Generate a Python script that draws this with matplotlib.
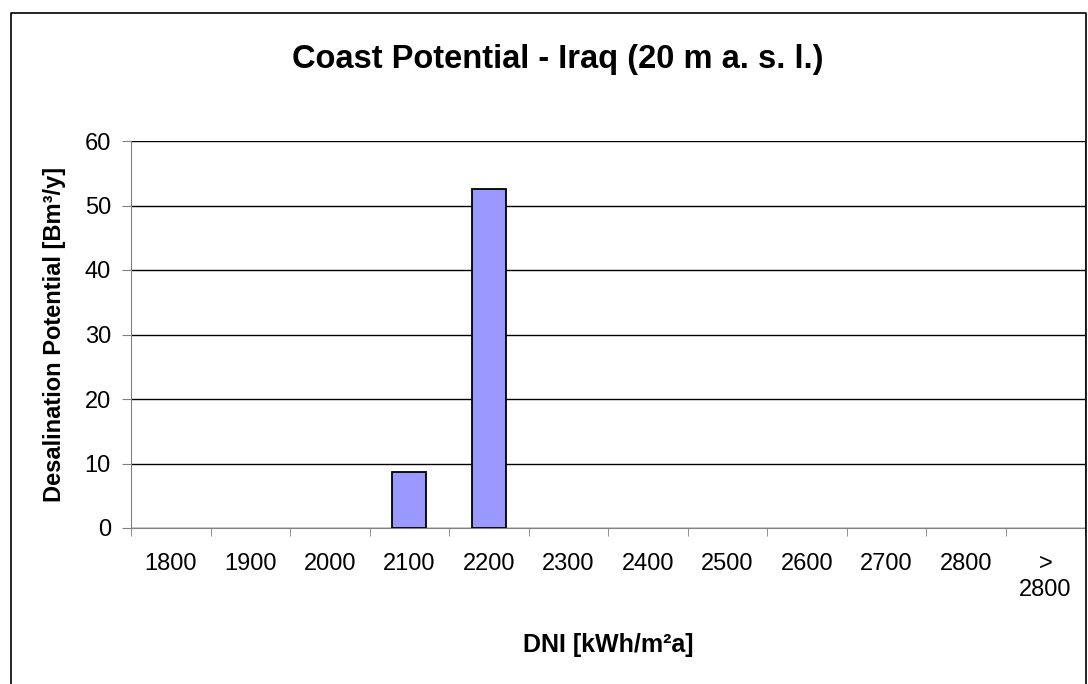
import numpy as np
import matplotlib.pyplot as plt
from matplotlib.lines import Line2D

plt.rcParams['font.family'] = ['Liberation Sans', 'DejaVu Sans']

# DNI classes and desalination potential
categories = ['1800', '1900', '2000', '2100', '2200', '2300', '2400',
              '2500', '2600', '2700', '2800', '>\n2800']
potential = [0, 0, 0, 8.7, 52.5, 0, 0, 0, 0, 0, 0, 0]

W, H = 1088, 684
fig = plt.figure(figsize=(W / 100, H / 100), dpi=100)
ax = fig.add_axes([131 / W, 1 - 528 / H, (1085 - 131) / W, (528 - 141) / H])

x = np.arange(len(categories))
vals = np.array(potential)
mask = vals > 0
ax.bar(x[mask], vals[mask], width=0.43, color='#9999ff', edgecolor='black', linewidth=1.3, zorder=3)

ax.set_xlim(-0.5, len(categories) - 0.5)
ax.set_ylim(0, 60)
ax.set_yticks(np.arange(0, 61, 10))
ax.yaxis.grid(True, color='black', linewidth=1)
ax.set_axisbelow(True)

# category labels centered, tick marks between categories
ax.set_xticks(x)
ax.set_xticklabels(categories, fontsize=17, linespacing=1.25, va='top')
ax.tick_params(axis='x', length=0, pad=18)
ax.set_xticks(np.arange(-0.5, len(categories)), minor=True)
ax.tick_params(axis='x', which='minor', length=6, color='#808080', direction='out')
ax.tick_params(axis='y', labelsize=17, length=6.5, color='#808080', direction='out', pad=8)

ax.spines['top'].set_visible(False)
for s in ['left', 'bottom', 'right']:
    ax.spines[s].set_color('#808080')

fig.text(55 / W, 1 - 334 / H, 'Desalination Potential [Bm³/y]', rotation=90,
         ha='center', va='center', fontsize=17, fontweight='bold')
fig.text(608 / W, 1 - 652 / H, 'DNI [kWh/m²a]', ha='center', va='baseline',
         fontsize=18, fontweight='bold')
fig.text(558 / W, 1 - 68 / H, 'Coast Potential - Iraq (20 m a. s. l.)', ha='center', va='baseline',
         fontsize=23.5, fontweight='bold')

# chart border (image is cropped at the bottom)
bx = [11 / W, 11 / W, 1086 / W, 1086 / W]
by = [0, 1 - 13 / H, 1 - 13 / H, 0]
fig.lines.append(Line2D(bx, by, transform=fig.transFigure, color='black', linewidth=1.2))

fig.savefig('out.png', dpi=100)
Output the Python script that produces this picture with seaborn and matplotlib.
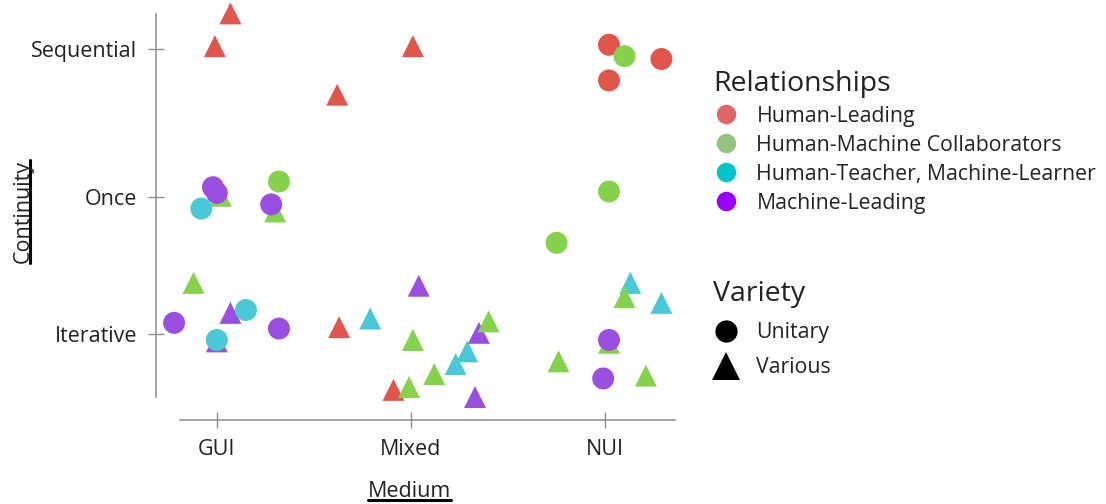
import numpy as np
import pandas as pd
import matplotlib
matplotlib.use("Agg")
import matplotlib.pyplot as plt
from matplotlib.lines import Line2D
import seaborn as sns

# categories
medium_levels = ["GUI", "Mixed", "NUI"]
continuity_levels = ["Iterative", "Once", "Sequential"]
continuity_pos = [0.0, 0.961, 2.0]
relationships = ["Human-Leading", "Human-Machine Collaborators",
                 "Human-Teacher, Machine-Learner", "Machine-Leading"]
varieties = ["Unitary", "Various"]

# one entry per point, jitter in axis units
medium = ["GUI", "GUI", "GUI", "GUI", "GUI", "GUI", "GUI", "GUI", "GUI", "GUI",
          "GUI", "GUI", "GUI", "GUI", "GUI", "GUI",
          "Mixed", "Mixed", "Mixed", "Mixed", "Mixed", "Mixed", "Mixed", "Mixed",
          "Mixed", "Mixed", "Mixed", "Mixed", "Mixed", "Mixed",
          "NUI", "NUI", "NUI", "NUI", "NUI", "NUI", "NUI", "NUI", "NUI", "NUI",
          "NUI", "NUI", "NUI", "NUI"]
continuity = ["Sequential", "Sequential", "Once", "Once", "Once", "Once", "Once", "Once",
              "Once", "Iterative", "Iterative", "Iterative", "Iterative", "Iterative",
              "Iterative", "Iterative",
              "Sequential", "Sequential", "Iterative", "Iterative", "Iterative", "Iterative",
              "Iterative", "Iterative", "Iterative", "Iterative", "Iterative", "Iterative",
              "Iterative", "Iterative",
              "Sequential", "Sequential", "Sequential", "Sequential", "Once", "Once",
              "Iterative", "Iterative", "Iterative", "Iterative", "Iterative", "Iterative",
              "Iterative", "Iterative"]
relationship = ["HL", "HL", "HMC", "HTML", "ML", "ML", "HMC", "HMC", "ML", "HMC", "ML",
                "ML", "HTML", "ML", "HTML", "ML",
                "HL", "HL", "HL", "HTML", "ML", "HMC", "HL", "HMC", "HMC", "HTML", "HTML",
                "ML", "HMC", "ML",
                "HL", "HMC", "HL", "HL", "HMC", "HMC", "HTML", "HMC", "HTML", "HMC", "ML",
                "HMC", "ML", "HMC"]
variety = ["Various", "Various", "Various", "Unitary", "Unitary", "Unitary", "Unitary",
           "Various", "Unitary", "Various", "Unitary", "Various", "Unitary", "Various",
           "Unitary", "Unitary",
           "Various", "Various", "Various", "Various", "Various", "Various", "Various",
           "Various", "Various", "Various", "Various", "Various", "Various", "Various",
           "Unitary", "Unitary", "Unitary", "Unitary", "Unitary", "Unitary", "Various",
           "Various", "Various", "Various", "Unitary", "Various", "Unitary", "Various"]
dx = [0.07, -0.01, 0.02, -0.08, -0.02, 0.00, 0.32, 0.30, 0.28, -0.12, -0.22, 0.07,
      0.15, 0.00, 0.00, 0.32,
      -0.38, 0.01, -0.37, -0.21, 0.04, 0.01, -0.09, -0.01, 0.12, 0.23, 0.29, 0.35,
      0.40, 0.33,
      0.02, 0.10, 0.29, 0.02, 0.02, -0.25, 0.13, 0.10, 0.29, 0.02, 0.02, -0.24,
      -0.01, 0.21]
dy = [0.25, 0.02, 0.01, -0.08, 0.07, 0.03, 0.11, -0.10, -0.05, 0.36, 0.08, 0.15,
      0.17, -0.05, -0.04, 0.04,
      -0.32, 0.02, 0.05, 0.11, 0.34, -0.04, -0.39, -0.37, -0.28, -0.21, -0.12, 0.01,
      0.09, -0.44,
      0.03, -0.05, -0.07, -0.22, 0.04, -0.32, 0.36, 0.26, 0.22, -0.06, -0.04, -0.19,
      -0.31, -0.29]

point_colors = {"HL": "#e0554c", "HMC": "#86d24c", "HTML": "#4bc8d5", "ML": "#9b4fe0"}
legend_colors = ["#e06666", "#93c47d", "#00c5c8", "#9900ff"]

df = pd.DataFrame({"medium": medium, "continuity": continuity,
                   "relationship": relationship, "variety": variety,
                   "dx": dx, "dy": dy})
df["x"] = df["medium"].map({m: i for i, m in enumerate(medium_levels)}) + df["dx"]
df["y"] = df["continuity"].map(dict(zip(continuity_levels, continuity_pos))) + df["dy"]

sns.set_theme(style="ticks")
plt.rcParams["font.family"] = ["Open Sans", "DejaVu Sans"]
text_col = "#222222"
spine_col = "#8c8c8c"

fig = plt.figure(figsize=(11.06, 5.04), dpi=100)
ax = fig.add_axes([0.1627, 0.2123, 0.4476, 0.76])

sns.scatterplot(data=df, x="x", y="y", hue="relationship", style="variety",
                palette=point_colors, markers={"Unitary": "o", "Various": "^"},
                s=250, linewidth=0, legend=False, ax=ax)
for coll in ax.collections:
    coll.set_clip_on(False)

ax.set_xlim(-0.19, 2.36)
ax.set_ylim(-0.44, 2.246)
ax.set_xticks(range(len(medium_levels)))
ax.set_xticklabels(medium_levels)
ax.set_yticks(continuity_pos)
ax.set_yticklabels(continuity_levels)
ax.set_xlabel("")
ax.set_ylabel("")
sns.despine(ax=ax, offset={"left": 17, "bottom": 16.5})
for side in ["left", "bottom"]:
    ax.spines[side].set_color(spine_col)
    ax.spines[side].set_linewidth(1.1)
ax.tick_params(direction="inout", length=12, width=1.0, color=spine_col,
               labelsize=15.5, labelcolor=text_col, pad=8)

# axis titles, underlined
ylab = fig.text(0.021, 0.58, "Continuity", rotation=90, ha="center", va="center",
                fontsize=15.5, color=text_col)
xlab = fig.text(0.37, 0.024, "Medium", ha="center", va="center",
                fontsize=15.5, color=text_col)

# legends
rel_handles = [Line2D([], [], marker="o", ls="", markersize=14, markeredgewidth=0,
                      color=c) for c in legend_colors]
leg1 = fig.legend(rel_handles, relationships, title="Relationships", loc="upper left",
                  bbox_to_anchor=(0.635, 0.883), frameon=False, fontsize=15.3,
                  title_fontsize=20.5, alignment="left", handletextpad=0.85,
                  labelspacing=0.38, borderpad=0, handlelength=1.2)
var_handles = [Line2D([], [], marker="o", ls="", markersize=16, color="black",
                      markeredgewidth=0),
               Line2D([], [], marker="^", ls="", markersize=20, color="black",
                      markeredgewidth=0)]
leg2 = fig.legend(var_handles, varieties, title="Variety", loc="upper left",
                  bbox_to_anchor=(0.635, 0.465), frameon=False, fontsize=15.3,
                  title_fontsize=20.5, alignment="left", handletextpad=0.85,
                  labelspacing=0.66, borderpad=0, handlelength=1.2)
for lg in (leg1, leg2):
    for t in lg.get_texts():
        t.set_color(text_col)
    lg.get_title().set_color(text_col)

fig.canvas.draw()
r = fig.canvas.get_renderer()
inv = fig.transFigure.inverted()
bb = inv.transform_bbox(xlab.get_window_extent(r))
fig.add_artist(Line2D([bb.x0, bb.x1], [bb.y0 + 0.004, bb.y0 + 0.004], color="black",
                      lw=2.2, transform=fig.transFigure))
bb = inv.transform_bbox(ylab.get_window_extent(r))
fig.add_artist(Line2D([bb.x1 - 0.003, bb.x1 - 0.003], [bb.y0, bb.y1], color="black",
                      lw=2.2, transform=fig.transFigure))

fig.savefig("out.png", dpi=100)
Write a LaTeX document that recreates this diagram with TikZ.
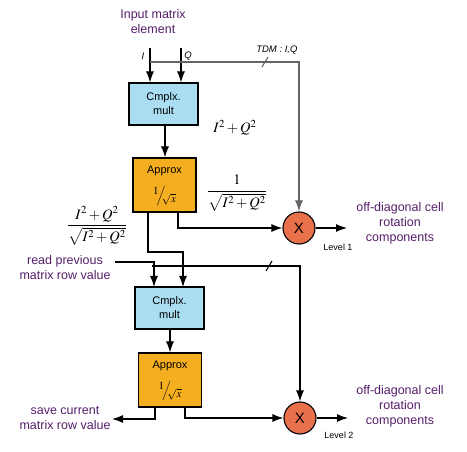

::::::::::

Write out exactly the lines between the start of the data and the line with "0, 0, 0, 0, 0]", including both, but none of the pictures.

■ **ANSWER TO THIS TASK**:
Generate a Python script that draws this with matplotlib.
import numpy as np
import matplotlib.pyplot as plt
from matplotlib.lines import Line2D

plt.rcParams['font.family'] = ['Liberation Sans', 'DejaVu Sans']

# DNI classes and desalination potential
categories = ['1800', '1900', '2000', '2100', '2200', '2300', '2400',
              '2500', '2600', '2700', '2800', '>\n2800']
potential = [0, 0, 0, 8.7, 52.5, 0, 0, 0, 0, 0, 0, 0]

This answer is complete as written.